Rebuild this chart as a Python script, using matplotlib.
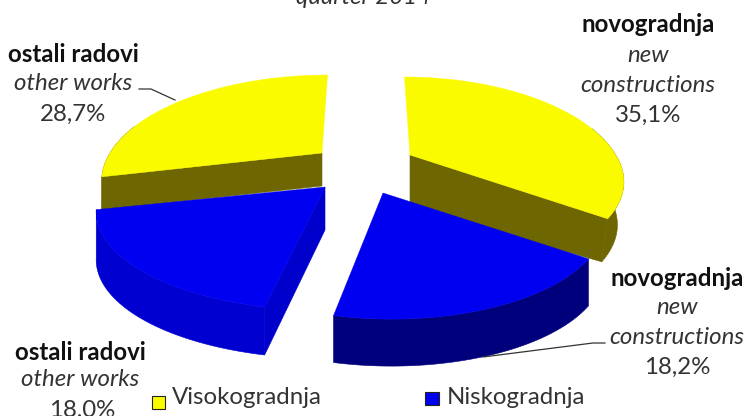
import numpy as np
import matplotlib
matplotlib.use("Agg")
import matplotlib.pyplot as plt
from matplotlib.patches import Rectangle

plt.rcParams['font.family'] = ['Lato', 'DejaVu Sans']

# data
series_names = ["Visokogradnja", "Niskogradnja"]
labels_hr = ["novogradnja", "novogradnja", "ostali radovi", "ostali radovi"]
labels_en = ["new\nconstructions", "new\nconstructions", "other works", "other works"]
values = [35.1, 18.2, 18.0, 28.7]
series_of = [0, 1, 1, 0]
title_fragment = "quarter 2014"

# style
top_col = ["#FBFB00", "#0000F0"]
radial_col = ["#6E6600", "#0000A8", "#0000CC", "#6E6600"]
rim_col = ["#6E6600", "#00007C", "#0000D0", "#6E6600"]
apexes = [(410, 155), (383, 193), (325, 187), (322, 153)]
depths = [43, 47, 48, 33]
apex_depths = [52, 47, 43, 33]
shear = [5.5, 8.5, 0.0, -5.5]
rx_scale = [0.97, 1.0, 1.045, 1.0]
ry_scale = [0.94, 0.97, 0.95, 1.0]
bottom_scale = [0.97, 1.0, 1.0, 1.0]
walls = {0: [-1], 1: [], 2: [0], 3: [0]}
RX, RY, K = 212, 97.5, 0.25
draw_order = [3, 0, 2, 1]

fig = plt.figure(figsize=(7.5, 4.16), dpi=100)
ax = fig.add_axes([0, 0, 1, 1])
ax.set_xlim(0, 750)
ax.set_ylim(416, 0)
ax.axis("off")


def rim(i, th):
    """Project angles (degrees clockwise from the back) on to the tilted disc."""
    t = np.radians(th)
    u, v = np.sin(t), np.cos(t)
    s = 1 / (1 + K * v)
    ax_, ay_ = apexes[i]
    front = np.where(v < 0, ry_scale[i], 1.0)
    return ax_ + RX * rx_scale[i] * u * s - shear[i] * v, ay_ - RY * front * v * s


edges = np.concatenate([[0], np.cumsum(values)]) / sum(values) * 360
for i in draw_order:
    a, d = apexes[i], depths[i]
    th = np.linspace(edges[i], edges[i + 1], 160)
    x, y = rim(i, th)
    xb = a[0] + (x - a[0]) * bottom_scale[i]
    yb = y + d
    c = series_of[i]
    mask = np.cos(np.radians(th)) <= 0.3
    if mask.any():
        ax.fill(np.r_[x[mask], xb[mask][::-1]], np.r_[y[mask], yb[mask][::-1]],
                fc=rim_col[i], ec=rim_col[i], lw=0.4, zorder=2)
    for end in walls[i]:
        ax.fill([a[0], x[end], xb[end], a[0]], [a[1], y[end], yb[end], a[1] + apex_depths[i]],
                fc=radial_col[i], ec=radial_col[i], lw=0.4, zorder=2)
    ax.fill(np.r_[a[0], x], np.r_[a[1], y], fc=top_col[c], ec=top_col[c], lw=0.3, zorder=2)

# leader lines
ax.plot([139, 151, 175], [89, 89, 100], color="#333333", lw=0.9, zorder=3)
ax.plot([605, 593, 483], [343, 343, 357], color="#333333", lw=0.9, zorder=3)

# labels
label_pos = [(648, [25, 56, 86, 115]), (677, [278, 308, 338, 367]),
             (80, [352, 380, 410]), (73, [55, 84, 114])]
FS = 17.3
for i, (cx, ys) in enumerate(label_pos):
    en = labels_en[i].split("\n")
    ax.text(cx, ys[0], labels_hr[i], ha="center", va="center", fontsize=FS,
            fontweight="bold", color="#111111")
    for line, yy in zip(en, ys[1:]):
        ax.text(cx, yy, line, ha="center", va="center", fontsize=FS,
                style="italic", color="#333333")
    ax.text(cx + (2 if i == 2 else 0), ys[-1], f"{values[i]:.1f}%".replace(".", ","),
            ha="center", va="center", fontsize=FS, color="#333333")

ax.text(363, -3, title_fragment, ha="center", va="center", fontsize=FS,
        style="italic", color="#333333")

# legend
ax.add_patch(Rectangle((152, 396), 13, 13, fc=top_col[0], ec="#222222", lw=0.8, zorder=3))
ax.add_patch(Rectangle((425, 392), 14, 13, fc=top_col[1], ec="#222222", lw=0.8, zorder=3))
ax.text(172, 398, series_names[0], ha="left", va="center", fontsize=FS, color="#333333")
ax.text(447, 398, series_names[1], ha="left", va="center", fontsize=FS, color="#333333")

fig.savefig("out.png", dpi=100)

----

Repeat the lines exactly as they stand, from the opening line of the data through the line with "draw_order = [3, 0, 2, 1]". Pictures stay out of the copy.

**Output below:**
Rebuild this chart as a Python script, using matplotlib.
import numpy as np
import matplotlib
matplotlib.use("Agg")
import matplotlib.pyplot as plt
from matplotlib.patches import Rectangle

plt.rcParams['font.family'] = ['Lato', 'DejaVu Sans']

# data
series_names = ["Visokogradnja", "Niskogradnja"]
labels_hr = ["novogradnja", "novogradnja", "ostali radovi", "ostali radovi"]
labels_en = ["new\nconstructions", "new\nconstructions", "other works", "other works"]
values = [35.1, 18.2, 18.0, 28.7]
series_of = [0, 1, 1, 0]
title_fragment = "quarter 2014"

# style
top_col = ["#FBFB00", "#0000F0"]
radial_col = ["#6E6600", "#0000A8", "#0000CC", "#6E6600"]
rim_col = ["#6E6600", "#00007C", "#0000D0", "#6E6600"]
apexes = [(410, 155), (383, 193), (325, 187), (322, 153)]
depths = [43, 47, 48, 33]
apex_depths = [52, 47, 43, 33]
shear = [5.5, 8.5, 0.0, -5.5]
rx_scale = [0.97, 1.0, 1.045, 1.0]
ry_scale = [0.94, 0.97, 0.95, 1.0]
bottom_scale = [0.97, 1.0, 1.0, 1.0]
walls = {0: [-1], 1: [], 2: [0], 3: [0]}
RX, RY, K = 212, 97.5, 0.25
draw_order = [3, 0, 2, 1]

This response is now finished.